The Story
Why it exists.
The beginning
Red Door arrived in 1989, named for the crimson entrance of Elizabeth Arden's original Fifth Avenue salon, a threshold that had come to mean glamour earned through reinvention. The brand's founder, Florence Nightingale Graham, built American prestige beauty from that single door, and by 1989, a fragrance named after it felt inevitable. Perfumer Carlos Benaïm was tasked with translating a landmark into scent: a rich, layered floral that carried the weight of the name without becoming a museum piece. The composition draws from Moroccan orange flower, a nod to the brand's North African ingredient sourcing, woven into a garden dense enough to feel like more than a single bottle. It was positioned as a signature fragrance from the start, something a woman would wear as an act of self-definition, not just preference. The Red Door was the symbol. The fragrance became the statement.

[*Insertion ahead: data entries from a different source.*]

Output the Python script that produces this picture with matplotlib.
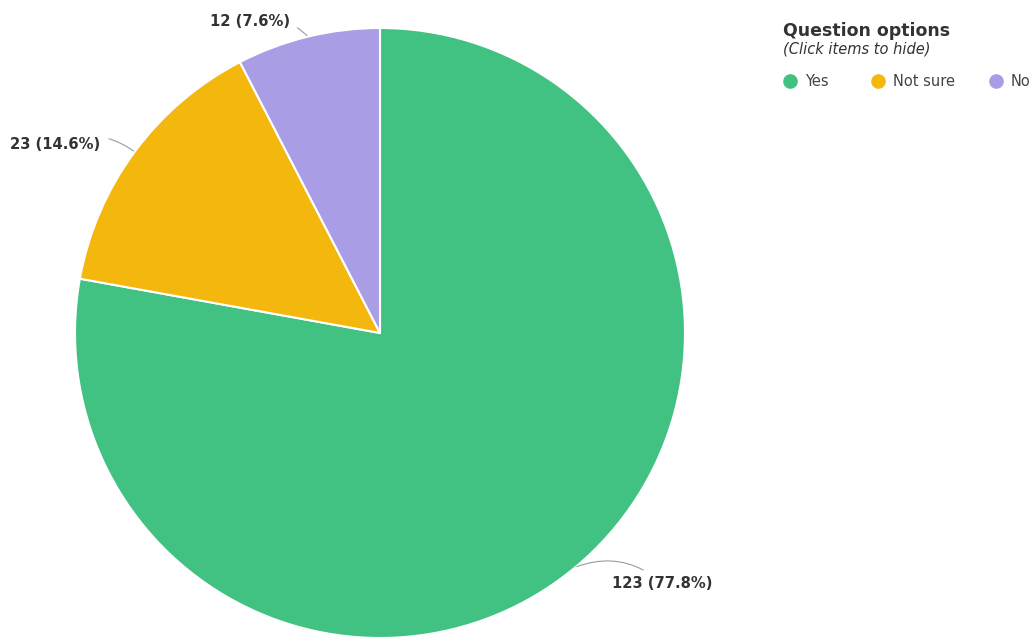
import numpy as np
import matplotlib
matplotlib.use("Agg")
import matplotlib.pyplot as plt
from matplotlib.lines import Line2D

# ── data ─────────────────────────────────────────────────────────────────────
options = ["Yes", "Not sure", "No"]
counts = [123, 23, 12]
colors = ["#41c283", "#f4b70e", "#a99ee6"]

# label offsets from the slice edge, in pixels (layout only)
label_offsets = [(36, -16), (-34, 7), (-18, 15)]

W, H = 1036, 637
fig = plt.figure(figsize=(W / 100, H / 100), dpi=100)

# pie centred at (380, 333) px, radius 305 px
cx, cy, r = 380, 333, 305
ax = fig.add_axes([(cx - r) / W, (H - cy - r) / H, 2 * r / W, 2 * r / H])

wedges, _ = ax.pie(counts, colors=colors, startangle=90, counterclock=False,
                   radius=1, wedgeprops=dict(edgecolor="white", linewidth=1.5))
ax.set_xlim(-1, 1)
ax.set_ylim(-1, 1)
ax.set_aspect("equal")
ax.axis("off")

total = sum(counts)
for w, n, (dx, dy) in zip(wedges, counts, label_offsets):
    theta = np.deg2rad((w.theta1 + w.theta2) / 2)
    x, y = np.cos(theta), np.sin(theta)
    ha = "left" if x > 0 else "right"
    ax.annotate(f"{n} ({100 * n / total:.1f}%)", xy=(x, y), xytext=(dx * 0.72, dy * 0.72),
                textcoords="offset points",
                ha=ha, va="center", fontsize=10.6, fontweight="bold", color="#333333",
                annotation_clip=False,
                arrowprops=dict(arrowstyle="-", color="#8fa0a4", lw=0.8,
                                shrinkA=4, shrinkB=1,
                                connectionstyle="arc3,rad=-0.3" if x < 0 else "arc3,rad=0.3"))

# ── legend (drawn by hand to match the web widget) ──────────────────────────
fig.text(783 / W, 1 - 31 / H, "Question options", fontsize=12.5, fontweight="bold",
         color="#333333", va="center")
fig.text(783 / W, 1 - 49 / H, "(Click items to hide)", fontsize=10.5, style="italic",
         color="#333333", va="center")
legend_x = [790, 878, 996]
for lx, lab, c in zip(legend_x, options, colors):
    fig.add_artist(Line2D([lx / W], [1 - 81 / H], marker="o", markersize=9.5,
                          markerfacecolor=c, markeredgecolor=c, linestyle="none"))
    fig.text((lx + 15) / W, 1 - 81 / H, lab, fontsize=10.5, color="#444444", va="center")

fig.savefig("out.png", dpi=100)
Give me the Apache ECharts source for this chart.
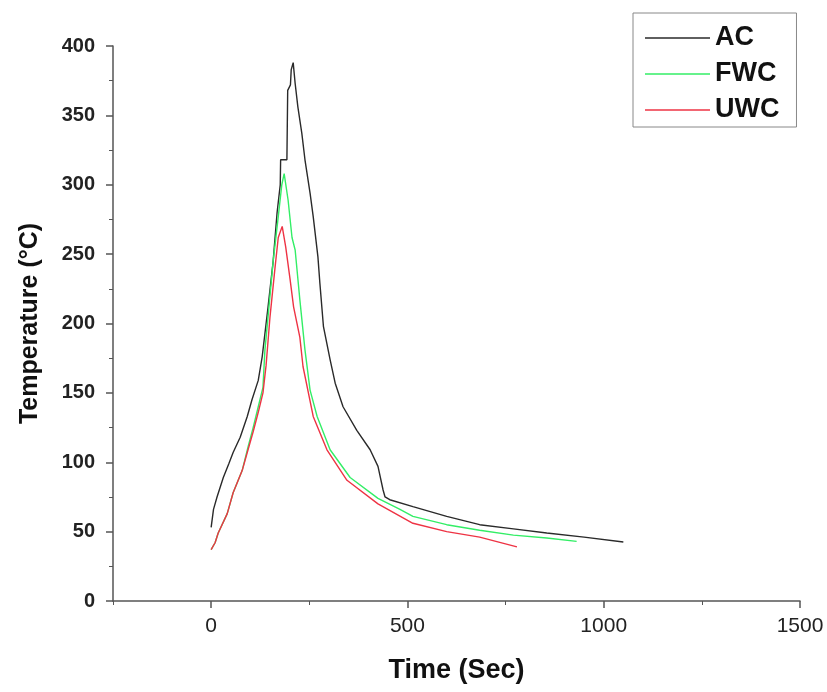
<!DOCTYPE html>
<html>
<head>
<meta charset="utf-8">
<script src="https://cdn.jsdelivr.net/npm/echarts@6/dist/echarts.min.js"></script>
<style>html,body{margin:0;padding:0;background:#fff}#c{width:827px;height:692px}</style>
</head>
<body>
<div id="c"></div>
<script>
// Data: [time (s), temperature (°C)]
const acData = [[0,53],[5,53],[6,66],[15,75],[31,89],[45,99],[56,107],[74,118],[92,133],[104,145],[120,159],[130,176],[145,212],[158,245],[168,280],[176,300],[177,318],[193,318],[195,368],[202,372],[204,383],[209,388],[214,373],[221,356],[231,337],[239,318],[252,294],[260,277],[272,248],[277,229],[286,198],[303,174],[316,157],[336,140],[371,123],[405,109],[425,97],[438,80],[443,75],[455,73],[514,68],[600,61],[684,55],[770,52],[855,49],[950,46],[1050,42.5]];
const fwcData = [[0,37],[5,37],[10,42],[18,49],[41,63],[56,78],[79,94],[94,111],[107,125],[120,140],[132,154],[137,181],[145,205],[158,245],[171,277],[180,300],[186,308],[196,289],[206,262],[214,253],[226,217],[239,181],[252,152],[270,133],[303,109],[354,89],[425,74],[481,66],[514,61],[600,55],[684,51],[770,47.5],[855,45.4],[931,43]];
const uwcData = [[0,37],[5,37],[10,42],[18,49],[41,63],[56,78],[79,94],[94,109],[107,122],[120,136],[132,150],[140,170],[150,205],[163,241],[171,262],[181,270],[190,255],[201,232],[210,212],[226,190],[234,169],[260,133],[295,109],[346,87],[425,70],[514,56],[600,50],[684,46],[779,39]];
const seriesNames = ['AC','FWC','UWC'];
const xMajorTicks = [0,500,1000,1500];
const xMinorTicks = [-250,250,750,1250];
const xName = 'Time (Sec)';
const yName = 'Temperature (°C)';

const chart = echarts.init(document.getElementById('c'), null, {renderer:'canvas'});
const axisColor = '#555';
const font = 'Liberation Sans, Arial';
chart.setOption({
  animation:false,
  backgroundColor:'#fff',
  grid:{left:113,right:27,top:46,bottom:91},
  legend:{
    data:seriesNames.map(n=>({name:n,icon:'rect'})),
    orient:'vertical',
    left:633, top:13,
    padding:[11,17,3,12],
    itemWidth:65, itemHeight:1.5, itemGap:8, itemTextGap:12,
    borderColor:'#888', borderWidth:1,
    textStyle:{fontFamily:font, fontSize:27, fontWeight:'bold', color:'#111', lineHeight:28}
  },
  xAxis:[{
    type:'value', min:-250, max:1500,
    splitLine:{show:false},
    axisLine:{show:true,onZero:false,lineStyle:{color:axisColor,width:1.5}},
    axisTick:{show:true,customValues:xMajorTicks,length:7,lineStyle:{color:axisColor,width:1.5}},
    axisLabel:{customValues:xMajorTicks,margin:15,fontFamily:font,fontSize:21,color:'#222',formatter:v=>String(v)},
    name:xName, nameLocation:'middle', nameGap:56,
    nameTextStyle:{fontFamily:font,fontSize:27,fontWeight:'bold',color:'#111'}
  },{
    type:'value', min:-250, max:1500, position:'bottom',
    splitLine:{show:false},
    axisLine:{show:false},
    axisTick:{show:true,customValues:xMinorTicks,length:4,lineStyle:{color:axisColor,width:1}},
    axisLabel:{show:false}
  }],
  yAxis:{
    type:'value', min:0, max:400, interval:50,
    splitLine:{show:false},
    axisLine:{show:true,onZero:false,lineStyle:{color:axisColor,width:1.5}},
    axisTick:{show:true,length:7,lineStyle:{color:axisColor,width:1.5}},
    minorTick:{show:true,splitNumber:2,length:4,lineStyle:{color:axisColor,width:1}},
    axisLabel:{margin:18,fontFamily:font,fontSize:20,fontWeight:'bold',color:'#222'},
    name:yName, nameLocation:'middle', nameGap:70,
    nameTextStyle:{fontFamily:font,fontSize:25,fontWeight:'bold',color:'#111'}
  },
  series:[
    {name:'AC',type:'line',data:acData,symbol:'none',lineStyle:{color:'#2a2a2a',width:1.4},itemStyle:{color:'#2a2a2a'}},
    {name:'FWC',type:'line',data:fwcData,symbol:'none',lineStyle:{color:'#33ee66',width:1.4},itemStyle:{color:'#33ee66'}},
    {name:'UWC',type:'line',data:uwcData,symbol:'none',lineStyle:{color:'#ee3344',width:1.4},itemStyle:{color:'#ee3344'}}
  ]
});
</script>
</body>
</html>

What makes Red Door's architecture unusual is the density of its white floral heart, tuberose, jasmine, and ylang-ylang layered together create an indolic creaminess that most modern fragrances have backed away from in favor of cleaner, lighter profiles. That waxy, almost beeswax-like quality isn't a flaw. It's the structural choice. These flowers don't bloom politely. They saturate. The addition of honey throughout the heart amplifies that richness, creating an effect that reads as warm and familiar to some, overpowering to others.
The evolution
The opening announces itself without apology. Rose and orange blossom arrive simultaneously, a deliberate choice that skips the citrus preamble most fragrances rely on. The plum adds a dark, jammy sweetness beneath, while the anise brings that cool, aromatic edge, almost like walking into a room where flowers are already arranged. It lasts maybe twenty minutes before the character shifts. The heart is where Red Door earns its reputation. Tuberose dominates, but jasmine and ylang-ylang layer beneath it with an indolic density that becomes almost waxy. Carnation adds a warm, slightly clove-like spice, and the honey surfaces as a sweet, golden warmth that fills the space. This phase lasts two to four hours on most skin. The lily of the valley and freesia keep it from becoming purely opulent, a green, cool thread running through the richness. The drydown is the real argument for Red Door's staying power. Amber and sandalwood arrive together, creating a warm, resinous base that extends the florals rather than replacing them.
Cultural impact
Red Door occupies an interesting position in American fragrance history, it was designed as a signature scent, something a woman would wear as an expression of identity rather than occasion. That ambition reads differently in 2024 than it did in 1989. The bold, saturated floral profile reflects the era it came from: a time when fragrances announced themselves rather than whispered. Its loyal following among enthusiasts describes it as a classic with genuine presence, a fragrance that still turns heads and draws compliments decades after launch. The counter-position is equally honest: some find the density of the white florals and the honey warmth reads as old-fashioned in a market that has largely moved toward lighter, airier compositions.